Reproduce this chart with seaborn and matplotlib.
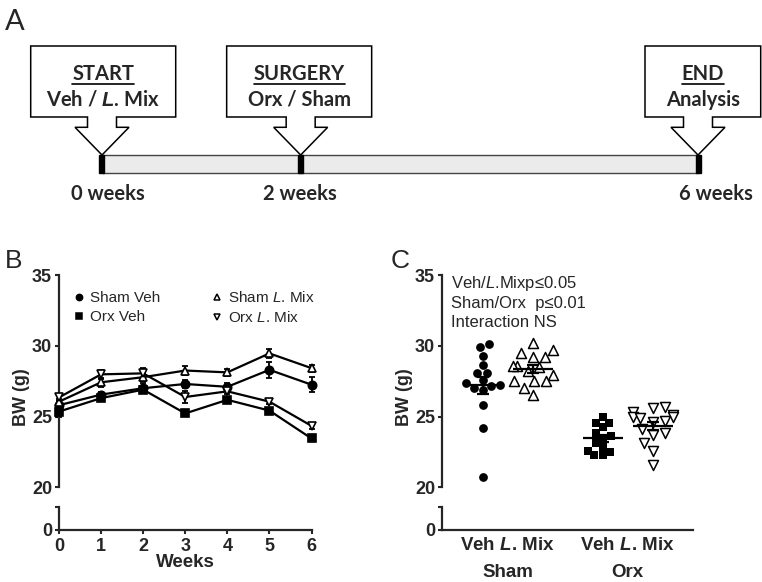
import numpy as np
import pandas as pd
import matplotlib
matplotlib.use("Agg")
import matplotlib.pyplot as plt
from matplotlib.lines import Line2D
from matplotlib.patches import Polygon, Rectangle
import seaborn as sns

# -----------------------------
# DATA
# -----------------------------

# panel A - study timeline
milestone_weeks = [0, 2, 6]
milestone_titles = ["START", "SURGERY", "END"]
milestone_subs = [r"Veh / $\mathbfit{L}$. Mix", "Orx / Sham", "Analysis"]
milestone_labels = ["0 weeks", "2 weeks", "6 weeks"]

# panel B - body weight over time (mean, SEM)
weeks = [0, 1, 2, 3, 4, 5, 6]
sham_veh = [25.8, 26.55, 27.0, 27.3, 27.1, 28.3, 27.25]
sham_veh_sem = [0.3, 0.2, 0.35, 0.3, 0.25, 0.55, 0.55]
orx_veh = [25.35, 26.3, 26.9, 25.22, 26.18, 25.42, 23.45]
orx_veh_sem = [0.35, 0.2, 0.25, 0.15, 0.2, 0.15, 0.15]
sham_lmix = [26.05, 27.42, 27.78, 28.25, 28.12, 29.46, 28.42]
sham_lmix_sem = [0.2, 0.3, 0.3, 0.3, 0.25, 0.3, 0.25]
orx_lmix = [26.35, 27.98, 28.05, 26.38, 26.78, 26.05, 24.34]
orx_lmix_sem = [0.25, 0.3, 0.35, 0.4, 0.2, 0.15, 0.2]

# panel C - final body weight per animal
bw_sham_veh = [29.9, 30.1, 29.3, 28.65, 28.1, 28.05, 27.35, 27.2, 27.15,
               27.55, 27.05, 26.85, 25.8, 24.2, 20.7]
bw_sham_lmix = [30.2, 29.7, 29.5, 29.2, 29.2, 28.6, 28.6, 28.5, 28.2,
                27.9, 27.5, 27.5, 27.5, 27.05, 26.5]
bw_orx_veh = [25.0, 24.55, 24.55, 24.25, 23.85, 23.6, 23.5, 23.15, 22.85,
              22.6, 22.5, 22.3, 22.25]
bw_orx_lmix = [25.7, 25.6, 25.3, 25.1, 25.0, 24.95, 24.9, 24.7, 24.6,
               24.1, 23.85, 23.7, 23.15, 22.6, 21.6]
groups = ["Sham", "Orx"]
treatments = ["Veh", r"$\mathbfit{L}$. Mix"]
stats_lines = [r"Veh/$\mathit{L}$.Mixp≤0.05", "Sham/Orx  p≤0.01", "Interaction NS"]

# -----------------------------
# STYLE
# -----------------------------

sns.set_style("ticks")
plt.rcParams["font.family"] = ["Liberation Sans", "DejaVu Sans"]
plt.rcParams["mathtext.fontset"] = "custom"
plt.rcParams["mathtext.rm"] = "Liberation Sans"
plt.rcParams["mathtext.it"] = "Liberation Sans:italic"
plt.rcParams["mathtext.bf"] = "Liberation Sans:bold"
plt.rcParams["mathtext.bfit"] = "Liberation Sans:italic:bold"
plt.rcParams["axes.linewidth"] = 1.6

W, H = 762, 582
fig = plt.figure(figsize=(W / 100, H / 100), dpi=100)


def px_rect(left, top, right, bottom):
    return [left / W, 1 - bottom / H, (right - left) / W, (bottom - top) / H]


TICK_FS = 13
# -----------------------------
# PANEL A - TIMELINE
# -----------------------------

A_H = 215
ax_a = fig.add_axes([0, 1 - A_H / H, 1, A_H / H])
x0_px, x6_px = 102, 698
PXW = (x6_px - x0_px) / 6.0
ax_a.set_xlim(-x0_px / PXW, (W - x0_px) / PXW)
ax_a.set_ylim(A_H, 0)
ax_a.axis("off")

bar_top, bar_bot = 155, 173.3
ax_a.add_patch(Rectangle((milestone_weeks[0], bar_top), milestone_weeks[-1] - milestone_weeks[0],
                         bar_bot - bar_top, facecolor="#ebebeb", edgecolor="#444444", lw=1))

box_edges = [(-71.3, 73.7), (-74, 71), (-53, 62.7)]
label_shift = [5.5, -1, 17.5]
box_top, box_bot, stem_bot = 46, 117, 127.3
stem_hw, wing_hw = 14.5, 27

afont = dict(family=["Lato", "DejaVu Sans"], weight="bold", fontsize=14.5)
title_texts = []
for wk, title, sub, lab, (bl, br), sh in zip(milestone_weeks, milestone_titles, milestone_subs,
                                               milestone_labels, box_edges, label_shift):
    ax_a.add_patch(Rectangle((wk - 2.5 / PXW, bar_top), 5 / PXW, bar_bot - bar_top,
                             color="black", zorder=3))
    pts = [(bl, box_top), (br, box_top), (br, box_bot), (stem_hw, box_bot), (stem_hw, stem_bot),
           (wing_hw, stem_bot), (0, bar_top), (-wing_hw, stem_bot), (-stem_hw, stem_bot),
           (-stem_hw, box_bot), (bl, box_bot)]
    pts = [(wk + px / PXW, py) for px, py in pts]
    ax_a.add_patch(Polygon(pts, closed=True, facecolor="white", edgecolor="black", lw=1.1))
    cx = wk + (bl + br) / 2 / PXW
    t = ax_a.text(cx, 79.5, title, ha="center", va="baseline", **afont)
    title_texts.append(t)
    ax_a.text(cx, 106, sub, ha="center", va="baseline", **afont)
    ax_a.text(wk + sh / PXW, 200, lab, ha="center", va="baseline", **afont)

fig.text(5 / W, 1 - 30 / H, "A", fontsize=21, family=["Lato", "DejaVu Sans"], va="baseline")

# underline the box titles
fig.canvas.draw()
inv = ax_a.transData.inverted()
for t in title_texts:
    bb = t.get_window_extent()
    xl = inv.transform((bb.x0, 0))[0]
    xr = inv.transform((bb.x1, 0))[0]
    ax_a.plot([xl, xr], [83.5, 83.5], color="black", lw=1.2)

# -----------------------------
# PANEL B - LINE PLOT
# -----------------------------

ax_b = fig.add_axes(px_rect(59, 275, 311.5, 487.3))
ax_b2 = fig.add_axes(px_rect(59, 506.7, 311.5, 530))

series = [
    (sham_veh, sham_veh_sem, "o", "black", "Sham Veh"),
    (orx_veh, orx_veh_sem, "s", "black", "Orx Veh"),
    (sham_lmix, sham_lmix_sem, "^", "white", r"Sham $\mathit{L}$. Mix"),
    (orx_lmix, orx_lmix_sem, "v", "white", r"Orx $\mathit{L}$. Mix"),
]
handles = []
for vals, sem, mk, fc, name in series:
    ax_b.errorbar(weeks, vals, yerr=sem, fmt="none", ecolor="black", elinewidth=1.3,
                  capsize=2.5, capthick=1.3, clip_on=False, zorder=2)
    sns.lineplot(x=weeks, y=vals, ax=ax_b, color="black", linewidth=1.6, marker=mk,
                 markersize=6, markerfacecolor=fc, markeredgecolor="black",
                 markeredgewidth=1.2, clip_on=False, zorder=3)
    handles.append(Line2D([], [], ls="none", marker=mk, color="black", markerfacecolor=fc,
                          markeredgecolor="black", markersize=4.5, markeredgewidth=1.1, label=name))

ax_b.set_xlim(0, 6)
ax_b.set_ylim(20, 35)
ax_b.set_yticks([20, 25, 30, 35])
ax_b.set_xticks([])
sns.despine(ax=ax_b, bottom=True)
ax_b.legend(handles=handles, ncol=2, loc="upper left", bbox_to_anchor=(0.06, 0.93),
            frameon=False, fontsize=11, handlelength=0.6, handletextpad=0.45,
            columnspacing=3.4, labelspacing=0.35, borderpad=0, borderaxespad=0)

ax_b2.set_xlim(0, 6)
ax_b2.set_ylim(0, 1)
ax_b2.set_yticks([0, 1])
ax_b2.set_yticklabels(["0", ""])
ax_b2.set_xticks(weeks)
sns.despine(ax=ax_b2)
ax_b2.set_xlabel("Weeks", fontsize=13.5, fontweight="bold", labelpad=-1)

for a in (ax_b, ax_b2):
    a.tick_params(axis="both", direction="out", length=3, width=1.5, pad=2,
                  labelsize=TICK_FS)
    for lab in a.get_xticklabels() + a.get_yticklabels():
        lab.set_fontweight("bold")
    a.set_ylabel("")
ax_b2.tick_params(axis="x", pad=3)

fig.text(22 / W, 1 - 397 / H, "BW (g)", rotation=90, fontsize=13, fontweight="bold",
         ha="center", va="center")
fig.text(5 / W, 1 - 268 / H, "B", fontsize=19, va="baseline")

# -----------------------------
# PANEL C - SCATTER DOT PLOT
# -----------------------------

ax_c = fig.add_axes(px_rect(442, 275, 692.7, 487.3))
ax_c2 = fig.add_axes(px_rect(442, 506.7, 692.7, 530))

GROUP_STEP = 2.4
dot_sets = [
    (bw_sham_veh, "o", "black", 6.3),
    (bw_sham_lmix, "^", "white", 7.2),
    (bw_orx_veh, "s", "black", 5.6),
    (bw_orx_lmix, "v", "white", 7.2),
]
positions = []
for gi in range(len(groups)):
    for ti in range(len(treatments)):
        positions.append(gi * GROUP_STEP + ti)

for (vals, mk, fc, sz), p in zip(dot_sets, positions):
    df = pd.DataFrame({"x": [p] * len(vals), "bw": vals})
    lw = 1.1 if fc == "white" else 0
    sns.swarmplot(data=df, x="x", y="bw", native_scale=True, orient="x", ax=ax_c,
                  marker=mk, color=fc, edgecolor="black", linewidth=lw, size=sz, zorder=3)
    m = np.mean(vals)
    se = np.std(vals, ddof=1) / np.sqrt(len(vals))
    ax_c.hlines(m, p - 0.4, p + 0.4, color="black", lw=1.6, zorder=5)
    ax_c.errorbar([p], [m], yerr=[se], fmt="none", ecolor="black", elinewidth=1.6,
                  capsize=4, capthick=1.6, zorder=5)

xl = (-0.81, 4.2)
ax_c.set_xlim(*xl)
ax_c.set_ylim(20, 35)
ax_c.set_yticks([20, 25, 30, 35])
ax_c.set_xticks([])
ax_c.set_xlabel("")
ax_c.set_ylabel("")
sns.despine(ax=ax_c, bottom=True)

for i, s in enumerate(stats_lines):
    ax_c.text(0.036, 0.962 - i * 0.094, s, transform=ax_c.transAxes, fontsize=12,
              va="center", ha="left")

centers = [np.mean(positions[gi * 2:gi * 2 + 2]) for gi in range(len(groups))]
ax_c2.set_xlim(*xl)
ax_c2.set_ylim(0, 1)
ax_c2.set_yticks([0, 1])
ax_c2.set_yticklabels(["0", ""])
ax_c2.set_xticks(centers)
ax_c2.set_xticklabels([" ".join(treatments)] * len(groups))
sns.despine(ax=ax_c2)
for c, g in zip(centers, groups):
    ax_c2.annotate(g, xy=(c, 0), xycoords=("data", "axes fraction"), xytext=(0, -30.5),
                   textcoords="offset points", ha="center", va="center",
                   fontsize=13.5, fontweight="bold")

for a in (ax_c, ax_c2):
    a.tick_params(axis="both", direction="out", length=3, width=1.5, pad=2,
                  labelsize=TICK_FS)
    for lab in a.get_xticklabels() + a.get_yticklabels():
        lab.set_fontweight("bold")
ax_c2.tick_params(axis="x", length=0, pad=5, labelsize=13.5)

fig.text(22 / W + 383 / W, 1 - 397 / H, "BW (g)", rotation=90, fontsize=13,
         fontweight="bold", ha="center", va="center")
fig.text(391 / W, 1 - 268 / H, "C", fontsize=19, va="baseline")

fig.savefig("out.png", dpi=100)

* Task requirements: Starting at the first line of the material, output exactly the lines up to and including the one with "orx_lmix_sem = [0.25, 0.3, 0.35, 0.4, 0.2, 0.15, 0.2]". Do not include the pictures.

* Written answer:
Reproduce this chart with seaborn and matplotlib.
import numpy as np
import pandas as pd
import matplotlib
matplotlib.use("Agg")
import matplotlib.pyplot as plt
from matplotlib.lines import Line2D
from matplotlib.patches import Polygon, Rectangle
import seaborn as sns

# -----------------------------
# DATA
# -----------------------------

# panel A - study timeline
milestone_weeks = [0, 2, 6]
milestone_titles = ["START", "SURGERY", "END"]
milestone_subs = [r"Veh / $\mathbfit{L}$. Mix", "Orx / Sham", "Analysis"]
milestone_labels = ["0 weeks", "2 weeks", "6 weeks"]

# panel B - body weight over time (mean, SEM)
weeks = [0, 1, 2, 3, 4, 5, 6]
sham_veh = [25.8, 26.55, 27.0, 27.3, 27.1, 28.3, 27.25]
sham_veh_sem = [0.3, 0.2, 0.35, 0.3, 0.25, 0.55, 0.55]
orx_veh = [25.35, 26.3, 26.9, 25.22, 26.18, 25.42, 23.45]
orx_veh_sem = [0.35, 0.2, 0.25, 0.15, 0.2, 0.15, 0.15]
sham_lmix = [26.05, 27.42, 27.78, 28.25, 28.12, 29.46, 28.42]
sham_lmix_sem = [0.2, 0.3, 0.3, 0.3, 0.25, 0.3, 0.25]
orx_lmix = [26.35, 27.98, 28.05, 26.38, 26.78, 26.05, 24.34]
orx_lmix_sem = [0.25, 0.3, 0.35, 0.4, 0.2, 0.15, 0.2]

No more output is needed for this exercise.